Exercise goal: Work out how many lines of the records hold the string "this", and reply with that number alone.
-- begin Available data --
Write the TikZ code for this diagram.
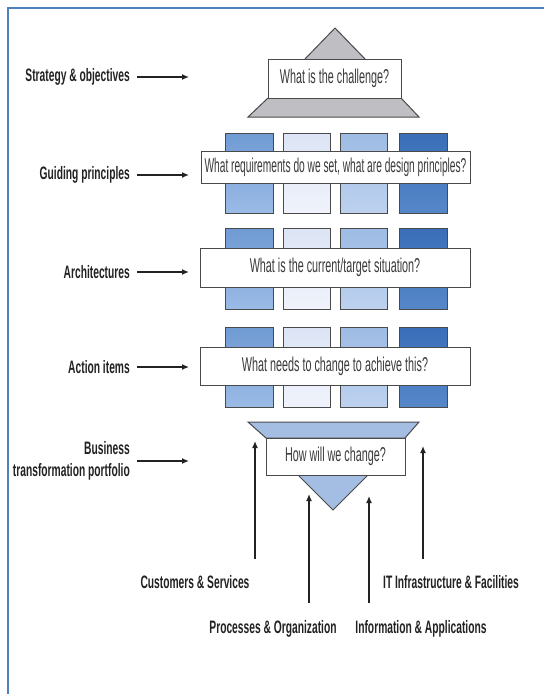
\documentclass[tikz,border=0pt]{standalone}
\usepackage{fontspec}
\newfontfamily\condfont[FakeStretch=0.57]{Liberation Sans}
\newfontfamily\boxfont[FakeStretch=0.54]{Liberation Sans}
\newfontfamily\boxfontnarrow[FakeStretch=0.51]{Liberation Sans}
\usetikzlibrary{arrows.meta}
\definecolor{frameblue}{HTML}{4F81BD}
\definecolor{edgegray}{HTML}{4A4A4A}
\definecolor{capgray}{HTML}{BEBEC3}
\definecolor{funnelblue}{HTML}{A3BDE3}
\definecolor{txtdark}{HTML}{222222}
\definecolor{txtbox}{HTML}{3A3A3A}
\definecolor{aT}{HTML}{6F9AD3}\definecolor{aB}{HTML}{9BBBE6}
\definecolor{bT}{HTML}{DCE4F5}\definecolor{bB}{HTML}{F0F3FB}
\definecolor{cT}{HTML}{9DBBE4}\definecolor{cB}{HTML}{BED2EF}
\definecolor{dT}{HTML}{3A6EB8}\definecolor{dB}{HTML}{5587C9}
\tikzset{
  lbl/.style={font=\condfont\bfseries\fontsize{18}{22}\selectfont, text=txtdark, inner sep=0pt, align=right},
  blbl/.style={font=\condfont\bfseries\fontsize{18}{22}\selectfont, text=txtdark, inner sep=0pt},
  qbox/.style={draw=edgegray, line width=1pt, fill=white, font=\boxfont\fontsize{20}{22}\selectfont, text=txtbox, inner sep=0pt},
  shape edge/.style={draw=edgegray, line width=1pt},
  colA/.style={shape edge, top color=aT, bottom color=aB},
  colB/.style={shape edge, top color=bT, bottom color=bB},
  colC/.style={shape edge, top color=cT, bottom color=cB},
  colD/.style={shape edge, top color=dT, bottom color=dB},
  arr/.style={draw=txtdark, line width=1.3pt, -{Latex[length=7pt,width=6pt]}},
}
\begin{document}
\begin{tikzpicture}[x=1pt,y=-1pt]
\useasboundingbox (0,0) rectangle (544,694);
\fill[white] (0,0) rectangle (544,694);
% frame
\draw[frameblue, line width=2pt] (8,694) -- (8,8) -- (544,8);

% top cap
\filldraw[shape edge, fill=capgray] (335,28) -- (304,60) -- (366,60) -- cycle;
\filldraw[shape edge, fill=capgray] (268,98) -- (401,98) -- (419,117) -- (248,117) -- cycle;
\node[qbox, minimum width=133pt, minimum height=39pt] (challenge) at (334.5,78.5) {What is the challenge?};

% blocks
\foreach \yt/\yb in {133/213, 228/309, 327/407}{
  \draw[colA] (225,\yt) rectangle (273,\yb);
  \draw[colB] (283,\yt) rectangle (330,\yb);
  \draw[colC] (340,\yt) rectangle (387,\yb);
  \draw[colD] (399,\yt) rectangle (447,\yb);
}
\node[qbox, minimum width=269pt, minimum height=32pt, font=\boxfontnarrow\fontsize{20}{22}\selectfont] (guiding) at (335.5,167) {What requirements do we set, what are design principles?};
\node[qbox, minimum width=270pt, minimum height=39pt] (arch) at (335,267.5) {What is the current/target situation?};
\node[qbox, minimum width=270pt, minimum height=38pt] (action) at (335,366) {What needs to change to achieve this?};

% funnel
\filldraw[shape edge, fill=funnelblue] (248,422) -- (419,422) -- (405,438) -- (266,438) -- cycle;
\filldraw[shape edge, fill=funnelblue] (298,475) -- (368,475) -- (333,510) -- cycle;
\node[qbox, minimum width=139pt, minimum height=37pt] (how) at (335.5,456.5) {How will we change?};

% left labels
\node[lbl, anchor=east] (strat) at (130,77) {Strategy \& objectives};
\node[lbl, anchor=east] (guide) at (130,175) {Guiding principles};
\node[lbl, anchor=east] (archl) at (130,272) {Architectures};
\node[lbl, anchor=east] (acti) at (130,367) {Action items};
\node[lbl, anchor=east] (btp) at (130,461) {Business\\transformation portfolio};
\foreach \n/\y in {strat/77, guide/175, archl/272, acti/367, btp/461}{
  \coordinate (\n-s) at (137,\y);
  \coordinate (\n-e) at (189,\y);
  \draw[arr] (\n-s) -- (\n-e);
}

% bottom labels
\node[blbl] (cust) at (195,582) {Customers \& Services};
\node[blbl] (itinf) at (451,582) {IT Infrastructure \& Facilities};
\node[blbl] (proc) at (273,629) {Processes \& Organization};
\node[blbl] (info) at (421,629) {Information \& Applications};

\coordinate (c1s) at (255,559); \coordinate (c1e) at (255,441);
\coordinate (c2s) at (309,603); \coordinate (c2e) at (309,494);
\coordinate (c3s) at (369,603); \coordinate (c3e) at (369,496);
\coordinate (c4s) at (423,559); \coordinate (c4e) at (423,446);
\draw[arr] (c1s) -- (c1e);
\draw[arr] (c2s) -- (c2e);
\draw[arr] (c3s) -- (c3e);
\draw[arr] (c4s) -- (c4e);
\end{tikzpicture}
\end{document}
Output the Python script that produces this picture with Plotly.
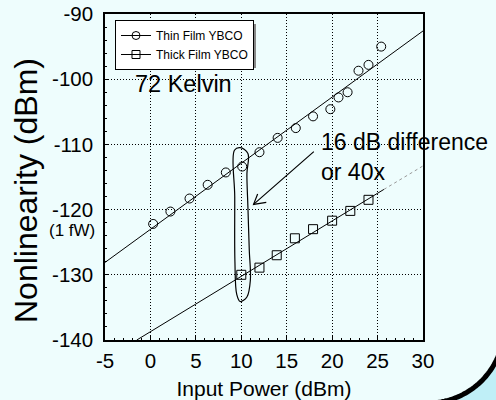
-- end Available data --
Result: 3